| Direction |
Omit all pictures. Copy the rest of the material exactly.

(begin)

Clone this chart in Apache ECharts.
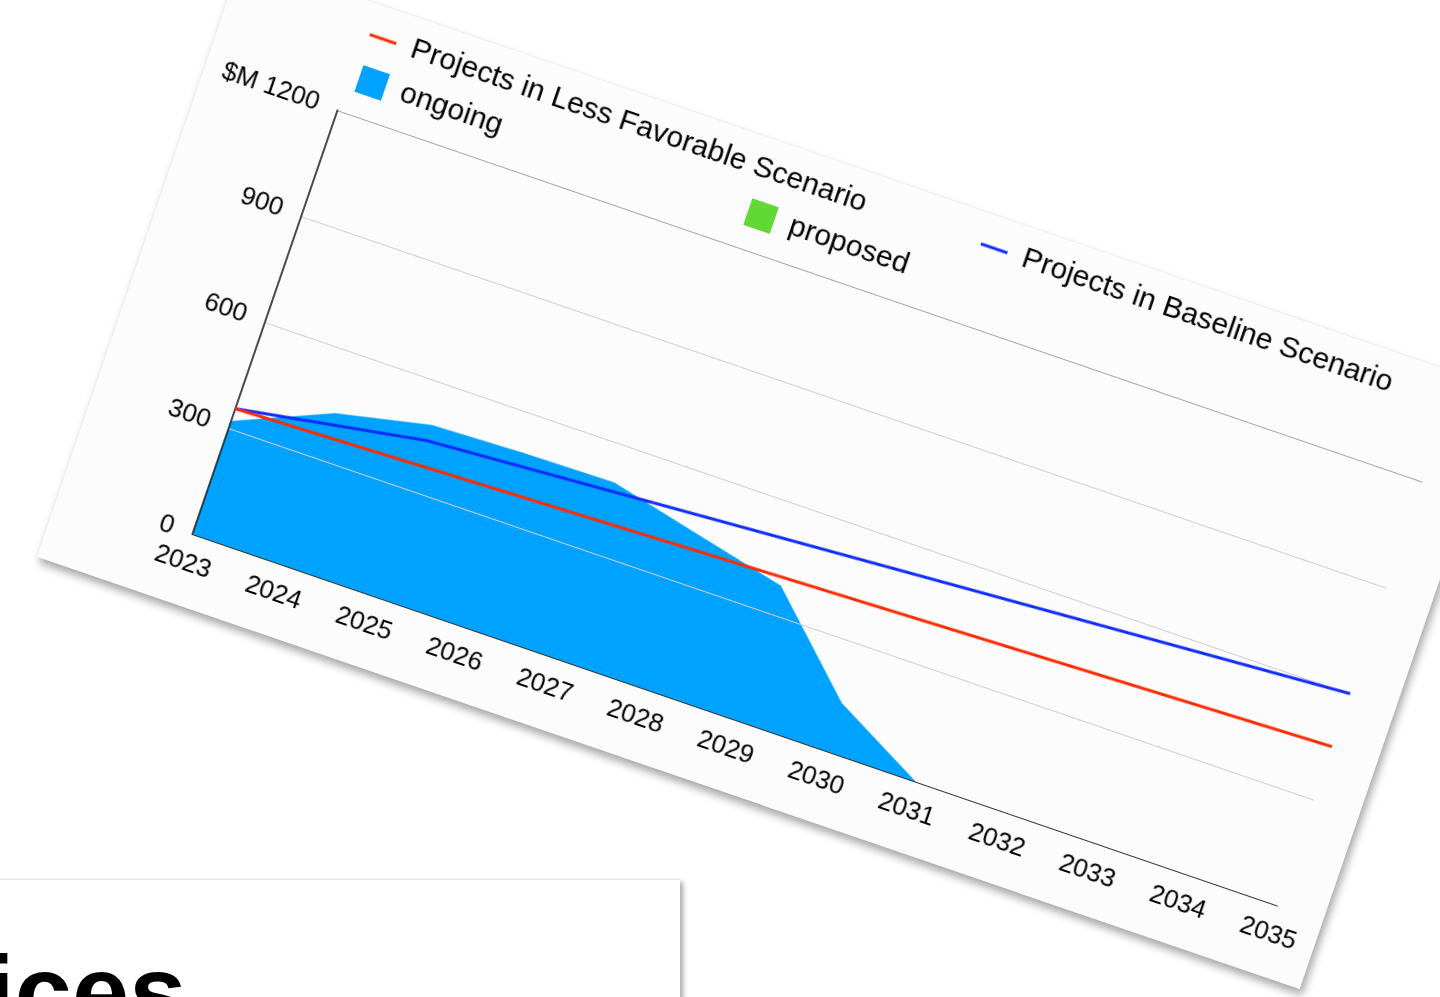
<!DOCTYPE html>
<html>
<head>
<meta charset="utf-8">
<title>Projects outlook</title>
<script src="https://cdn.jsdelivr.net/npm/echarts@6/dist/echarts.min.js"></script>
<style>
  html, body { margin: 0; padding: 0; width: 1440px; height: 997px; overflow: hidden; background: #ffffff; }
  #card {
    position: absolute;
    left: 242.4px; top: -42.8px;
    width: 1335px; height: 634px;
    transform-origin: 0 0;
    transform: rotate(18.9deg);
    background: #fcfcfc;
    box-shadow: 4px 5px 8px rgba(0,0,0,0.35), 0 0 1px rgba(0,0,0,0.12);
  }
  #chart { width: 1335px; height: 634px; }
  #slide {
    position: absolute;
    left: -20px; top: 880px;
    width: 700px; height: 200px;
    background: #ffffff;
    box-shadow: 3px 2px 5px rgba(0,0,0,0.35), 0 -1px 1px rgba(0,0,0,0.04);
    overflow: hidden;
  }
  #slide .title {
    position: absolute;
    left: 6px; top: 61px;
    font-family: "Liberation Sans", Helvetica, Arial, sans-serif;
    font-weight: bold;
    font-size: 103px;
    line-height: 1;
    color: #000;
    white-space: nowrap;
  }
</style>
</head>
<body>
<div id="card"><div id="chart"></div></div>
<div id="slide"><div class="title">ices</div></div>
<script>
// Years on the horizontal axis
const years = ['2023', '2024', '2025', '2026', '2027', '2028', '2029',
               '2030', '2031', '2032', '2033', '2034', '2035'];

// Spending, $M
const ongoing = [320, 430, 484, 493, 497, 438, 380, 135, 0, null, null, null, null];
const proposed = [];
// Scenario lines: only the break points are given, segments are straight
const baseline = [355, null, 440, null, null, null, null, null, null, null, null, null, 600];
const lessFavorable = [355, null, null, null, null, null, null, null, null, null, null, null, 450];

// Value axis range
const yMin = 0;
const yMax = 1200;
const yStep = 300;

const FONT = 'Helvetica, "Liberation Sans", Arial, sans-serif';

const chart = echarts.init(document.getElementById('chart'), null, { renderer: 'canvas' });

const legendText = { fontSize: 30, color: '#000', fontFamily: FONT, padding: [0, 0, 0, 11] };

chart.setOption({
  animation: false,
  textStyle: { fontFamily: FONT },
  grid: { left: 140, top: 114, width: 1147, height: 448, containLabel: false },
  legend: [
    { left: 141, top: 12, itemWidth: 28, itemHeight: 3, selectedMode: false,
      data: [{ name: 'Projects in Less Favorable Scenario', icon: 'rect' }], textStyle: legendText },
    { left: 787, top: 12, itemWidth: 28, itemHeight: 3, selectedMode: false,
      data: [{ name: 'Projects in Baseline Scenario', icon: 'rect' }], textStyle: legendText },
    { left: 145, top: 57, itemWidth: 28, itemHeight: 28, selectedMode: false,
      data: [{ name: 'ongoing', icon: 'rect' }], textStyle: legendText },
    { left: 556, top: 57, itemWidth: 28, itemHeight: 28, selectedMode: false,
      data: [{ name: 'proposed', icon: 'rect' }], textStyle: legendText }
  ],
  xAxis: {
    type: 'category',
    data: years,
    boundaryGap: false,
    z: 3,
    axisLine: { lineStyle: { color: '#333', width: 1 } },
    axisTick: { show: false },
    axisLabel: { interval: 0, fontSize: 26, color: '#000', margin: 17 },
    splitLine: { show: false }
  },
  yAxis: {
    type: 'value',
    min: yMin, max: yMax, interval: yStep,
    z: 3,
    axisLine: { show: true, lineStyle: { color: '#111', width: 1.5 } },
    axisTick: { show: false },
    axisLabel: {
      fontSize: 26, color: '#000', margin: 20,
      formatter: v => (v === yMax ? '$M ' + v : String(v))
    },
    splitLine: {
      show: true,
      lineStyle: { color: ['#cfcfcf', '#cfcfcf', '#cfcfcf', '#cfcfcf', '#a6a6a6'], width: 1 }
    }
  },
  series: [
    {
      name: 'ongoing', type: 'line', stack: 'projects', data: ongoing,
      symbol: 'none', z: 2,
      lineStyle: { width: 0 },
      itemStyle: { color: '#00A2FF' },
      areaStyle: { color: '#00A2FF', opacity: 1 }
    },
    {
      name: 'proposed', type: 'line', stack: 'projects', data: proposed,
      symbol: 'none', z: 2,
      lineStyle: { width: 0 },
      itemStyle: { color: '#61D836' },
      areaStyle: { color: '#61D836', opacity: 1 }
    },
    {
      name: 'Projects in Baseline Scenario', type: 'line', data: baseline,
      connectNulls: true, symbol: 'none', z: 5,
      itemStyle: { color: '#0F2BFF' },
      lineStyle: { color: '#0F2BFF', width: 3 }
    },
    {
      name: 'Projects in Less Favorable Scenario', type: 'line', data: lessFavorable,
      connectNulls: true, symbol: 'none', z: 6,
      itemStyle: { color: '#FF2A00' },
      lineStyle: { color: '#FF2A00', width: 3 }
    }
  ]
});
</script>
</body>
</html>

(end)

| Answer to the exercise |
Clone this chart in Apache ECharts.
<!DOCTYPE html>
<html>
<head>
<meta charset="utf-8">
<title>Projects outlook</title>
<script src="https://cdn.jsdelivr.net/npm/echarts@6/dist/echarts.min.js"></script>
<style>
  html, body { margin: 0; padding: 0; width: 1440px; height: 997px; overflow: hidden; background: #ffffff; }
  #card {
    position: absolute;
    left: 242.4px; top: -42.8px;
    width: 1335px; height: 634px;
    transform-origin: 0 0;
    transform: rotate(18.9deg);
    background: #fcfcfc;
    box-shadow: 4px 5px 8px rgba(0,0,0,0.35), 0 0 1px rgba(0,0,0,0.12);
  }
  #chart { width: 1335px; height: 634px; }
  #slide {
    position: absolute;
    left: -20px; top: 880px;
    width: 700px; height: 200px;
    background: #ffffff;
    box-shadow: 3px 2px 5px rgba(0,0,0,0.35), 0 -1px 1px rgba(0,0,0,0.04);
    overflow: hidden;
  }
  #slide .title {
    position: absolute;
    left: 6px; top: 61px;
    font-family: "Liberation Sans", Helvetica, Arial, sans-serif;
    font-weight: bold;
    font-size: 103px;
    line-height: 1;
    color: #000;
    white-space: nowrap;
  }
</style>
</head>
<body>
<div id="card"><div id="chart"></div></div>
<div id="slide"><div class="title">ices</div></div>
<script>
// Years on the horizontal axis
const years = ['2023', '2024', '2025', '2026', '2027', '2028', '2029',
               '2030', '2031', '2032', '2033', '2034', '2035'];

// Spending, $M
const ongoing = [320, 430, 484, 493, 497, 438, 380, 135, 0, null, null, null, null];
const proposed = [];
// Scenario lines: only the break points are given, segments are straight
const baseline = [355, null, 440, null, null, null, null, null, null, null, null, null, 600];
const lessFavorable = [355, null, null, null, null, null, null, null, null, null, null, null, 450];

// Value axis range
const yMin = 0;
const yMax = 1200;
const yStep = 300;

const FONT = 'Helvetica, "Liberation Sans", Arial, sans-serif';

const chart = echarts.init(document.getElementById('chart'), null, { renderer: 'canvas' });

const legendText = { fontSize: 30, color: '#000', fontFamily: FONT, padding: [0, 0, 0, 11] };

chart.setOption({
  animation: false,
  textStyle: { fontFamily: FONT },
  grid: { left: 140, top: 114, width: 1147, height: 448, containLabel: false },
  legend: [
    { left: 141, top: 12, itemWidth: 28, itemHeight: 3, selectedMode: false,
      data: [{ name: 'Projects in Less Favorable Scenario', icon: 'rect' }], textStyle: legendText },
    { left: 787, top: 12, itemWidth: 28, itemHeight: 3, selectedMode: false,
      data: [{ name: 'Projects in Baseline Scenario', icon: 'rect' }], textStyle: legendText },
    { left: 145, top: 57, itemWidth: 28, itemHeight: 28, selectedMode: false,
      data: [{ name: 'ongoing', icon: 'rect' }], textStyle: legendText },
    { left: 556, top: 57, itemWidth: 28, itemHeight: 28, selectedMode: false,
      data: [{ name: 'proposed', icon: 'rect' }], textStyle: legendText }
  ],
  xAxis: {
    type: 'category',
    data: years,
    boundaryGap: false,
    z: 3,
    axisLine: { lineStyle: { color: '#333', width: 1 } },
    axisTick: { show: false },
    axisLabel: { interval: 0, fontSize: 26, color: '#000', margin: 17 },
    splitLine: { show: false }
  },
  yAxis: {
    type: 'value',
    min: yMin, max: yMax, interval: yStep,
    z: 3,
    axisLine: { show: true, lineStyle: { color: '#111', width: 1.5 } },
    axisTick: { show: false },
    axisLabel: {
      fontSize: 26, color: '#000', margin: 20,
      formatter: v => (v === yMax ? '$M ' + v : String(v))
    },
    splitLine: {
      show: true,
      lineStyle: { color: ['#cfcfcf', '#cfcfcf', '#cfcfcf', '#cfcfcf', '#a6a6a6'], width: 1 }
    }
  },
  series: [
    {
      name: 'ongoing', type: 'line', stack: 'projects', data: ongoing,
      symbol: 'none', z: 2,
      lineStyle: { width: 0 },
      itemStyle: { color: '#00A2FF' },
      areaStyle: { color: '#00A2FF', opacity: 1 }
    },
    {
      name: 'proposed', type: 'line', stack: 'projects', data: proposed,
      symbol: 'none', z: 2,
      lineStyle: { width: 0 },
      itemStyle: { color: '#61D836' },
      areaStyle: { color: '#61D836', opacity: 1 }
    },
    {
      name: 'Projects in Baseline Scenario', type: 'line', data: baseline,
      connectNulls: true, symbol: 'none', z: 5,
      itemStyle: { color: '#0F2BFF' },
      lineStyle: { color: '#0F2BFF', width: 3 }
    },
    {
      name: 'Projects in Less Favorable Scenario', type: 'line', data: lessFavorable,
      connectNulls: true, symbol: 'none', z: 6,
      itemStyle: { color: '#FF2A00' },
      lineStyle: { color: '#FF2A00', width: 3 }
    }
  ]
});
</script>
</body>
</html>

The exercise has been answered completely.